Democratic Republic Of Congo

A clash between the visiting French president Emmanuel Macron and his DR Congo counterpart Felix Tshisekedi played out on Saturday when the two heads of state were having a joint press conference in Kinshasa.

The former French Foreign minister Jean-Yves Le Drian in 2019 had termed the election of President Tshisekedi as controversial and as an African-style compromised poll.

Tshisekedi nevertheless called for an equal partnership between the two states as he also called upon France to sanction its neighbouring Rwanda over the ongoing violent crisis on its eastern region of Goma.

"I remain doubtful of the good faith of those who attacked us. There was no reason, I recall, that justified this aggression. Except for economic reasons specific to Rwanda, the instigator of this aggression. Now, the question is to know: "Can Rwanda do without this systematic plundering of the DRC, which dates back some twenty years now? And if this is not the case, it is there that I will verify the words and commitments of President Macron, in relation to the sanctions to be taken against Rwanda," said Félix Tshisekedi, Congolese President.
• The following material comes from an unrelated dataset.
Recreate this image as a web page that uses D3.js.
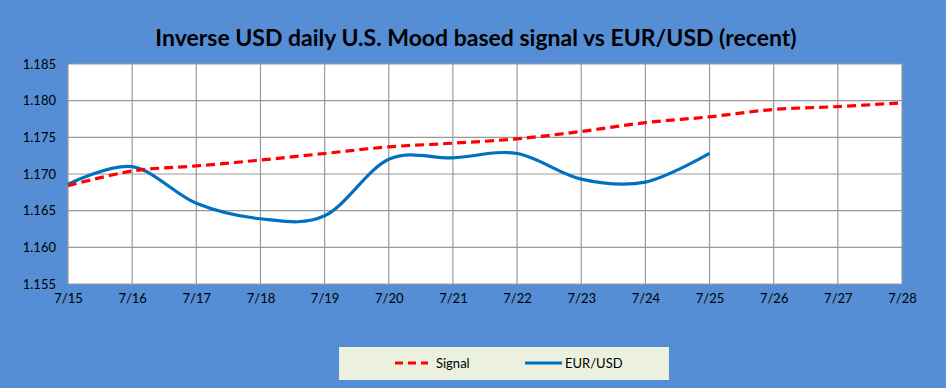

Macron on the other hand called upon the DR Congo’s government to take responsibility over the violence that has cascaded through the region for years.

"Since 1994, and it is not France's fault, I'm sorry to say it in such blunt terms, you have not been able to restore the sovereignty, neither military, nor security, nor administrative, of your country. This is also a reality. We must not look for culprits outside this affair," said Emmanuel Macron, French President.

The DRC government has accused Rwanda of backing the militia group M23, which re-emerged from dormancy in late 2021, subsequently occupying swathes of territory in North Kivu.

Independent UN experts, the United States and other western countries -- including France -- agree with Kinshasa's assessment, but Rwanda denies the charge.